I started at Wärtsilä towards the end of my studies as a summer trainee. Later, I landed the position in digital marketing that I currently hold. My team had to adapt very quickly to the COVID situation, adopting new platforms and ways of working into everyday use. As a team, I am very proud of how quickly we adapted to the situation and the amount of knowledge and skill that the team holds. Last year, I was speaking at a massive US marketing convention on how we have handled the COVID situation. That was a huge milestone for me personally, of course, but also for the team since my line manager and I were the only ones from Finland speaking there. This year, two other members from my team will join us at the convention.
My job is very global, meaning I constantly collaborate with people from across Europe, the USA and Asia. I feel that all of my international experience has really prepared me for my current position at Wärtsilä; it has given me language skills and the ability to communicate with people from differing backgrounds. Every day, I am in international surroundings, so adapting my behaviour to the context and group I am with has been useful. I can also read between the lines a bit, sometimes what is said out loud is different from the actual meaning.
This type of “home internationality” has been an extremely interesting combination for me; working in an international community and then cycling back home where my relatives and in-laws live close by. I have these two entirely different worlds, connected by a bridge.
I find inspiration in everyone.
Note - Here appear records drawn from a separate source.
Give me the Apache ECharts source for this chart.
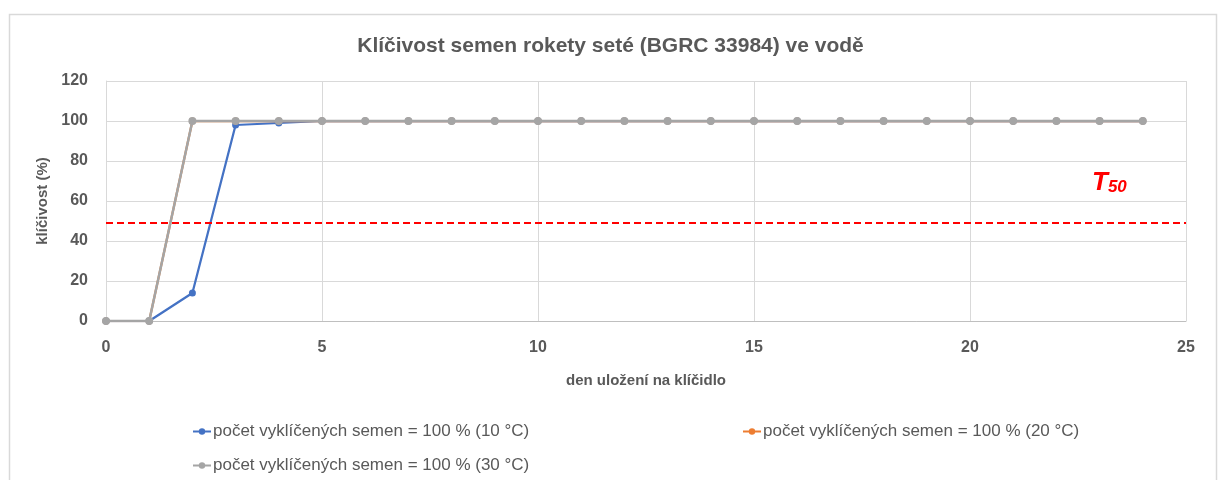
<!DOCTYPE html>
<html><head><meta charset="utf-8">
<script src="https://cdn.jsdelivr.net/npm/echarts@6/dist/echarts.min.js"></script>
<style>html,body{margin:0;padding:0;background:#fff}#c{width:1221px;height:480px}</style>
</head><body><div id="c"></div>
<script>
const days = [0,1,2,3,4,5,6,7,8,9,10,11,12,13,14,15,16,17,18,19,20,21,22,23,24];
const germ10 = [0,0,14,98,99,100,100,100,100,100,100,100,100,100,100,100,100,100,100,100,100,100,100,100,100];
const germ20 = [0,0,100,100,100,100,100,100,100,100,100,100,100,100,100,100,100,100,100,100,100,100,100,100,100];
const germ30 = [0,0,100,100,100,100,100,100,100,100,100,100,100,100,100,100,100,100,100,100,100,100,100,100,100];
const t50 = 49;
const seriesNames = ['počet vyklíčených semen = 100 % (10 °C)','počet vyklíčených semen = 100 % (20 °C)','počet vyklíčených semen = 100 % (30 °C)'];
const title = 'Klíčivost semen rokety seté (BGRC 33984) ve vodě';
const xName = 'den uložení na klíčidlo';
const yName = 'klíčivost (%)';

const FONT = 'Liberation Sans, sans-serif';
const TXT = '#595959';
const pair = (xs, ys) => xs.map((x,i)=>[x, ys[i]]);
const chart = echarts.init(document.getElementById('c'), null, {renderer:'canvas'});
const legendCommon = {orient:'horizontal', itemWidth:18, itemHeight:8, textStyle:{color:TXT, fontSize:17, fontFamily:FONT, padding:[0,0,0,-3]}};
chart.setOption({
  animation:false,
  backgroundColor:'#fff',
  title:{text:title, left:'center', top:31, textStyle:{color:TXT, fontSize:21, fontWeight:'bold', fontFamily:FONT}},
  grid:{left:106, right:35, top:81, bottom:159, containLabel:false},
  xAxis:{type:'value', min:0, max:25, interval:5, name:xName, nameLocation:'middle', nameGap:52,
    nameTextStyle:{color:TXT, fontSize:15, fontWeight:'bold', fontFamily:FONT},
    axisLine:{show:true, lineStyle:{color:'#BFBFBF', width:1}}, axisTick:{show:false},
    axisLabel:{color:TXT, fontSize:16, fontWeight:'bold', fontFamily:FONT, margin:19},
    splitLine:{show:true, lineStyle:{color:'#D9D9D9', width:1}}},
  yAxis:{type:'value', min:0, max:120, interval:20, name:yName, nameLocation:'middle', nameGap:54, nameRotate:90,
    nameTextStyle:{color:TXT, fontSize:15, fontWeight:'bold', fontFamily:FONT},
    axisLine:{show:true, lineStyle:{color:'#D9D9D9'}}, axisTick:{show:false},
    axisLabel:{color:TXT, fontSize:16, fontWeight:'bold', fontFamily:FONT, margin:18},
    splitLine:{show:true, lineStyle:{color:'#D9D9D9', width:1}}},
  legend:[
    Object.assign({data:[seriesNames[0]], left:187, top:418}, legendCommon),
    Object.assign({data:[seriesNames[1]], left:737, top:418}, legendCommon),
    Object.assign({data:[seriesNames[2]], left:187, top:452}, legendCommon)
  ],
  series:[
    {name:seriesNames[0], type:'line', data:pair(days,germ10), symbol:'circle', symbolSize:7,
      lineStyle:{color:'#4472C4', width:2.25}, itemStyle:{color:'#4472C4'}, z:2,
      markLine:{silent:true, symbol:'none', label:{show:false},
        lineStyle:{color:'#FF0000', type:[7,4], width:2}, data:[{yAxis:t50}]}},
    {name:seriesNames[1], type:'line', data:pair(days,germ20), symbol:'circle', symbolSize:7,
      lineStyle:{color:'#ED7D31', width:2.25}, itemStyle:{color:'#ED7D31'}, z:3},
    {name:seriesNames[2], type:'line', data:pair(days,germ30), symbol:'circle', symbolSize:8,
      lineStyle:{color:'#A5A5A5', width:2.5}, itemStyle:{color:'#A5A5A5'}, z:4}
  ],
  graphic:[
    {type:'rect', left:7, top:12, shape:{width:1207, height:480}, style:{fill:'none', stroke:'#D9D9D9', lineWidth:1.5}, silent:true, z:-1},
    {type:'text', left:1092, top:170, style:{text:'{t|T}{s|50}', rich:{
      t:{fill:'#FF0000', fontSize:26, fontWeight:'bold', fontStyle:'italic', fontFamily:FONT, verticalAlign:'bottom'},
      s:{fill:'#FF0000', fontSize:17, fontWeight:'bold', fontStyle:'italic', fontFamily:FONT, padding:[12,0,0,0], verticalAlign:'bottom'}}}}
  ]
});
</script></body></html>
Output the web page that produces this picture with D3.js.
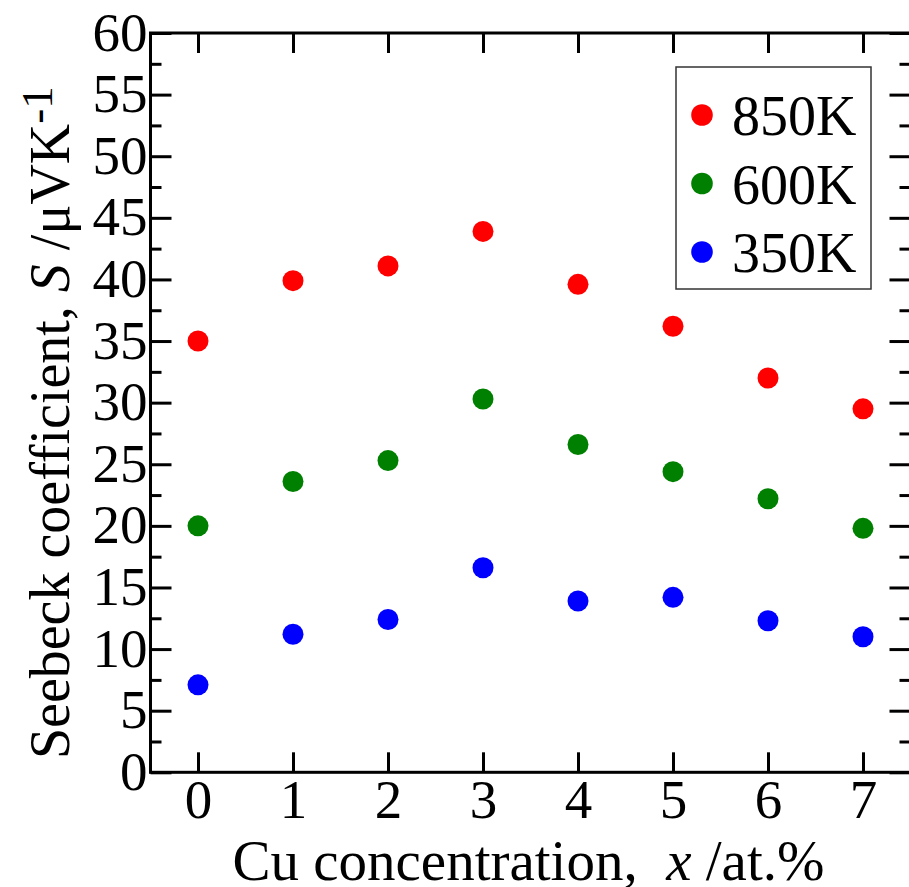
<!DOCTYPE html>
<html>
<head>
<meta charset="utf-8">
<script src="https://cdn.jsdelivr.net/npm/d3@7"></script>
<style>
  body { margin: 0; background: #fff; }
  svg { display: block; }
  text { font-family: "Liberation Serif", "Times New Roman", serif; fill: #000; }
</style>
</head>
<body>
<div id="chart"></div>
<script>
// Cu concentration x (at.%)
const conc = [0, 1, 2, 3, 4, 5, 6, 7];
// Seebeck coefficient S (uV/K) at each temperature
const s850 = [35.0, 39.9, 41.1, 43.9, 39.6, 36.2, 32.0, 29.5];
const s600 = [20.0, 23.6, 25.3, 30.3, 26.6, 24.4, 22.2, 19.8];
const s350 = [7.1, 11.2, 12.4, 16.6, 13.9, 14.2, 12.3, 11.0];
const seriesNames = ["850K", "600K", "350K"];
const seriesColors = ["#ff0000", "#008000", "#0000ff"];
const yTicks = d3.range(0, 61, 5);
const yMinor = d3.range(2.5, 60, 5);

const W = 909, H = 887;
const plot = {left: 150.5, right: 910.5, top: 33, bottom: 772.3};

const svg = d3.select("#chart").append("svg")
  .attr("width", W)
  .attr("height", H);

let x = d3.scaleLinear().domain([-0.5, 7.5]).range([plot.left, plot.right]);
let y = d3.scaleLinear().domain([0, 60]).range([plot.bottom, plot.top]);

function styleAxis(g) {
  g.select(".domain").remove();
  g.selectAll(".tick line").attr("stroke", "#000").attr("stroke-width", 3);
  g.selectAll(".tick text").attr("font-size", 55).attr("fill", "#000");
}

// bottom axis
svg.append("g")
  .attr("transform", "translate(0," + plot.bottom + ")")
  .call(d3.axisBottom(x).tickValues(conc).tickSize(-20).tickPadding(0).tickFormat(d3.format("d")))
  .call(styleAxis)
  .call(g => g.selectAll(".tick text").attr("dy", null).attr("y", 46));

// top axis
svg.append("g")
  .attr("transform", "translate(0," + plot.top + ")")
  .call(d3.axisTop(x).tickValues(conc).tickSize(-20).tickFormat(""))
  .call(styleAxis);

// left axis
svg.append("g")
  .attr("transform", "translate(" + plot.left + ",0)")
  .call(d3.axisLeft(y).tickValues(yTicks).tickSize(-21).tickPadding(3).tickFormat(d3.format("d")))
  .call(styleAxis)
  .call(g => g.selectAll(".tick text").attr("dy", null).attr("y", 17));

svg.append("g")
  .attr("transform", "translate(" + plot.left + ",0)")
  .call(d3.axisLeft(y).tickValues(yMinor).tickSize(-11).tickFormat(""))
  .call(styleAxis);

// right axis
svg.append("g")
  .attr("transform", "translate(" + plot.right + ",0)")
  .call(d3.axisRight(y).tickValues(yTicks).tickSize(-21).tickFormat(""))
  .call(styleAxis);

svg.append("g")
  .attr("transform", "translate(" + plot.right + ",0)")
  .call(d3.axisRight(y).tickValues(yMinor).tickSize(-11).tickFormat(""))
  .call(styleAxis);

// frame
svg.append("rect")
  .attr("x", plot.left).attr("y", plot.top)
  .attr("width", plot.right - plot.left).attr("height", plot.bottom - plot.top)
  .attr("fill", "none").attr("stroke", "#000").attr("stroke-width", 3);

// points
const allSeries = [s850, s600, s350];
allSeries.forEach(function (vals, i) {
  svg.append("g")
    .selectAll("circle")
    .data(vals)
    .enter()
    .append("circle")
      .attr("cx", (d, j) => x(conc[j]))
      .attr("cy", d => y(d))
      .attr("r", 10.5)
      .attr("fill", seriesColors[i]);
});

// legend
const leg = svg.append("g");
leg.append("rect")
  .attr("x", 676).attr("y", 67)
  .attr("width", 195).attr("height", 222)
  .attr("fill", "#fff").attr("stroke", "#333").attr("stroke-width", 1.5);

const legY = d3.scalePoint().domain(seriesNames).range([135, 272]);
seriesNames.forEach(function (name, i) {
  leg.append("circle")
    .attr("cx", 702)
    .attr("cy", legY(name) - 20)
    .attr("r", 10.8)
    .attr("fill", seriesColors[i]);
  leg.append("text")
    .attr("x", 732)
    .attr("y", legY(name))
    .attr("font-size", 56)
    .text(name);
});

// x axis label
const xl = svg.append("text")
  .attr("x", (plot.left + plot.right) / 2 - 2)
  .attr("y", 880)
  .attr("text-anchor", "middle")
  .attr("font-size", 57);
xl.append("tspan").text("Cu concentration,\u00a0 ");
xl.append("tspan").attr("font-style", "italic").text("x");
xl.append("tspan").text(" /at.%");

// y axis label
const yl = svg.append("text")
  .attr("transform", "translate(69," + ((plot.top + plot.bottom) / 2 + 20) + ") rotate(-90)")
  .attr("text-anchor", "middle")
  .attr("font-size", 56);
yl.append("tspan").text("Seebeck coefficient, ");
yl.append("tspan").attr("font-style", "italic").text("S");
yl.append("tspan").text(" /\u03bcVK");
yl.append("tspan").attr("font-size", 45).attr("dy", -17).text("-1");
</script>
</body>
</html>
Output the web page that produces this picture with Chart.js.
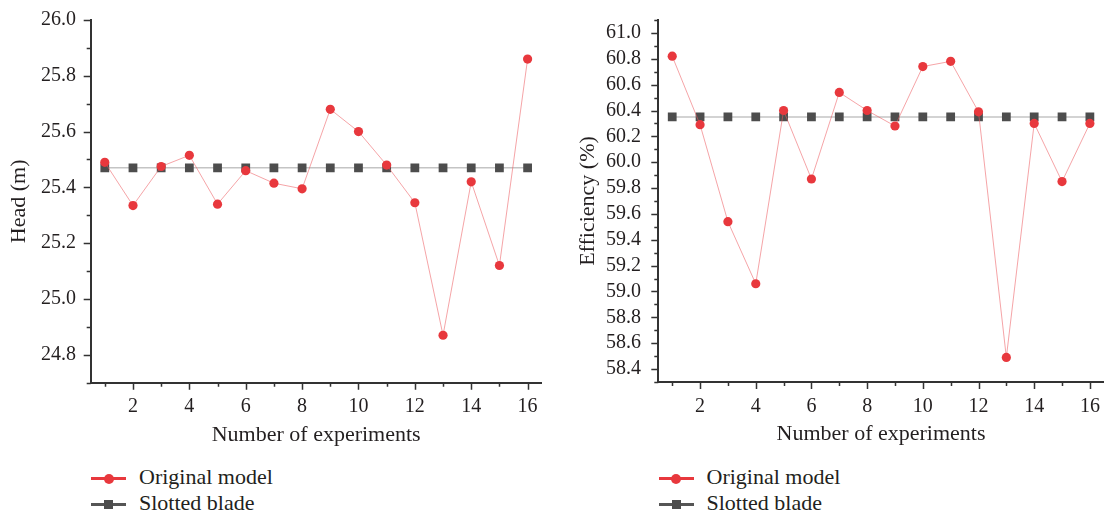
<!DOCTYPE html>
<html>
<head>
<meta charset="utf-8">
<script src="https://cdn.jsdelivr.net/npm/chart.js@4.4.1/dist/chart.umd.min.js"></script>
<style>
html,body{margin:0;padding:0;background:#fff;}
body{width:1110px;height:516px;position:relative;overflow:hidden;font-family:"Liberation Serif","Times New Roman",serif;color:#231f20;}
.panel{position:absolute;top:0;height:460px;}
#p1{left:0;width:560px;}
#p2{left:560px;width:550px;}
.legtext{position:absolute;font-size:22px;line-height:26px;white-space:nowrap;color:#231f20;}
.lline{position:absolute;height:2.5px;width:35px;}
.mk{position:absolute;}
</style>
</head>
<body>
<div class="panel" id="p1"><canvas id="c1"></canvas></div>
<div class="panel" id="p2"><canvas id="c2"></canvas></div>
<div id="legends"></div>
<script>
// ---- data ----
const categories = [1, 2, 3, 4, 5, 6, 7, 8, 9, 10, 11, 12, 13, 14, 15, 16];
const seriesNames = ['Original model', 'Slotted blade'];
const headOriginal = [25.49, 25.335, 25.475, 25.515, 25.34, 25.46, 25.415, 25.395, 25.68, 25.60, 25.48, 25.345, 24.87, 25.42, 25.12, 25.86];
const headSlotted  = [25.47, 25.47, 25.47, 25.47, 25.47, 25.47, 25.47, 25.47, 25.47, 25.47, 25.47, 25.47, 25.47, 25.47, 25.47, 25.47];
const effOriginal  = [60.82, 60.29, 59.54, 59.06, 60.40, 59.87, 60.54, 60.40, 60.28, 60.74, 60.78, 60.39, 58.49, 60.30, 59.85, 60.30];
const effSlotted   = [60.35, 60.35, 60.35, 60.35, 60.35, 60.35, 60.35, 60.35, 60.35, 60.35, 60.35, 60.35, 60.35, 60.35, 60.35, 60.35];
const xTickLabels = ['2', '4', '6', '8', '10', '12', '14', '16'];
const headAxis = {min: 24.7, max: 26.0, title: 'Head (m)'};
const effAxis  = {min: 58.3, max: 61.1, title: 'Efficiency (%)'};
const xTitle = 'Number of experiments';

// ---- styling ----
const FONT = '"Liberation Serif", "Times New Roman", serif';
const TXT = '#231f20';
const AXIS = '#333333';
const RED = '#e8383d';
const RED_LINE = 'rgba(236,90,95,0.55)';
const GRAY = '#4d4d4d';
const GRAY_LINE = '#c4c4c4';

const tickMarks = {
  id: 'tickMarks',
  afterDraw(chart) {
    const ctx = chart.ctx;
    const xs = chart.scales.x, ys = chart.scales.y;
    const {left, bottom} = chart.chartArea;
    ctx.save();
    ctx.strokeStyle = AXIS;
    ctx.lineWidth = 1.5;
    ctx.beginPath();
    xs.ticks.forEach((t, i) => {
      const px = Math.round(xs.getPixelForTick(i)) + 0.5;
      const len = xTickLabels.includes(String(t.value)) ? 7 : 4;
      ctx.moveTo(px, bottom);
      ctx.lineTo(px, bottom + len);
    });
    ys.ticks.forEach((t, i) => {
      const py = Math.round(ys.getPixelForTick(i)) + 0.5;
      const len = Math.round(t.value * 10) % 2 === 0 ? 7 : 4;
      ctx.moveTo(left, py);
      ctx.lineTo(left - len, py);
    });
    ctx.stroke();
    ctx.restore();
  }
};

function makeChart(id, orig, slot, axis, g) {
  const ptsO = categories.map((c, i) => ({x: c, y: orig[i]}));
  const ptsS = categories.map((c, i) => ({x: c, y: slot[i]}));
  return new Chart(document.getElementById(id), {
    type: 'line',
    data: {
      datasets: [
        {label: seriesNames[0], data: ptsO, borderColor: RED_LINE, borderWidth: 1,
         pointBackgroundColor: RED, pointBorderColor: RED, pointBorderWidth: 0,
         pointRadius: 4.6, pointStyle: 'circle', tension: 0},
        {label: seriesNames[1], data: ptsS, borderColor: GRAY_LINE, borderWidth: 1.5,
         pointBackgroundColor: GRAY, pointBorderColor: GRAY, pointBorderWidth: 0,
         pointRadius: 6.2, pointStyle: 'rect', tension: 0}
      ]
    },
    options: {
      responsive: true,
      maintainAspectRatio: false,
      animation: false,
      events: [],
      layout: {padding: {left: 0, top: 20, right: g.padRight, bottom: 0}},
      plugins: {legend: {display: false}, tooltip: {enabled: false}},
      scales: {
        x: {
          type: 'linear', min: 0.5, max: 16.5,
          grid: {display: false, drawTicks: false},
          border: {display: true, color: AXIS, width: 2},
          afterBuildTicks: (s) => { s.ticks = categories.map(v => ({value: v})); },
          afterFit: (s) => { s.height = g.xH; s.paddingLeft = 0; s.paddingRight = 0; },
          ticks: {
            autoSkip: false, maxRotation: 0, padding: g.xTickPad, color: TXT,
            font: {family: FONT, size: 20},
            callback: (v) => xTickLabels.includes(String(v)) ? String(v) : ''
          },
          title: {display: true, text: xTitle, color: TXT, font: {family: FONT, size: 22},
                  padding: {top: 0, bottom: g.xTitlePad}}
        },
        y: {
          type: 'linear', min: axis.min, max: axis.max,
          grid: {display: false, drawTicks: false},
          border: {display: true, color: AXIS, width: 2},
          afterBuildTicks: (s) => {
            const t = [];
            const a = Math.round(axis.min * 10), b = Math.round(axis.max * 10);
            for (let k = a; k <= b; k++) t.push({value: k / 10});
            s.ticks = t;
          },
          afterFit: (s) => { s.width = g.yW; s.paddingTop = 0; s.paddingBottom = 0; },
          ticks: {
            autoSkip: false, padding: g.yTickPad, color: TXT,
            font: {family: FONT, size: 20},
            callback: (v) => Math.round(v * 10) % 2 === 0 ? Number(v).toFixed(1) : ''
          },
          title: {display: true, text: axis.title, color: TXT, font: {family: FONT, size: 22},
                  padding: {top: g.yTitlePad, bottom: 0}}
        }
      }
    },
    plugins: [tickMarks]
  });
}

makeChart('c1', headOriginal, headSlotted, headAxis,
  {padRight: 18.3, xH: 77.3, xTickPad: 12.3, xTitlePad: 11.8, yW: 90.7, yTickPad: 14.7, yTitlePad: 5.8});
makeChart('c2', effOriginal, effSlotted, effAxis,
  {padRight: 3.3, xH: 78, xTickPad: 12.5, xTitlePad: 12.8, yW: 98.3, yTickPad: 17.3, yTitlePad: 14.8});

// ---- legends (HTML) ----
function addLegend(x0) {
  const host = document.getElementById('legends');
  const rows = [
    {name: seriesNames[0], color: RED, cy: 478.5, shape: 'circle'},
    {name: seriesNames[1], color: '#555555', cy: 504.5, shape: 'rect'}
  ];
  rows.forEach(r => {
    const l = document.createElement('div');
    l.className = 'lline';
    l.style.left = x0 + 'px';
    l.style.top = (r.cy - 1.25) + 'px';
    l.style.background = r.color;
    host.appendChild(l);
    const m = document.createElement('div');
    m.className = 'mk';
    const sz = r.shape === 'circle' ? 10 : 9;
    m.style.width = sz + 'px'; m.style.height = sz + 'px';
    m.style.left = (x0 + 17.5 - sz / 2) + 'px';
    m.style.top = (r.cy - sz / 2) + 'px';
    m.style.background = r.shape === 'circle' ? RED : GRAY;
    if (r.shape === 'circle') m.style.borderRadius = '50%';
    host.appendChild(m);
    const t = document.createElement('div');
    t.className = 'legtext';
    t.textContent = r.name;
    t.style.left = (x0 + 48) + 'px';
    t.style.top = (r.cy - 14.5) + 'px';
    host.appendChild(t);
  });
}
addLegend(91);
addLegend(658.5);
</script>
</body>
</html>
That’s an idea that I have taught myself: every human has something interesting or unique about them. Every once in a while, you encounter people that you don’t see eye to eye with but even they have skills, views or something about them that is unique. Even though some things must be handled alone, I am very team-centric – be it at work, with family or in the sporting arena. My biggest values are transparency and honesty – even when it comes to mistakes. Communicating what didn’t work will also help the team move forward and develop.
I have a full-steam-ahead approach to life. I am easily excited and curious, and I constantly have a self-development project ongoing. Work is very important, as it’s a form of self-development and a source of inspiration for me. I feel my positivity and energy can be inspiring to others – I keep a folder in my email about successes and good feedback, so I have that to look back to when things get challenging.
One of the important attitudes I have is to take on tasks that are a little more challenging than I think I can do. Then, I learn the skills and tools needed and, if it doesn’t work, we at least know what not to do! But when people listen to me and trust my expertise, that gives me a lot of confidence.
It’s important to dream – every day I write down my dreams and aspirations into a little golden journal. If there’s one thing I could teach others, it would be not to hold yourself back. You’d be surprised at what you can do when you don’t set yourself limits.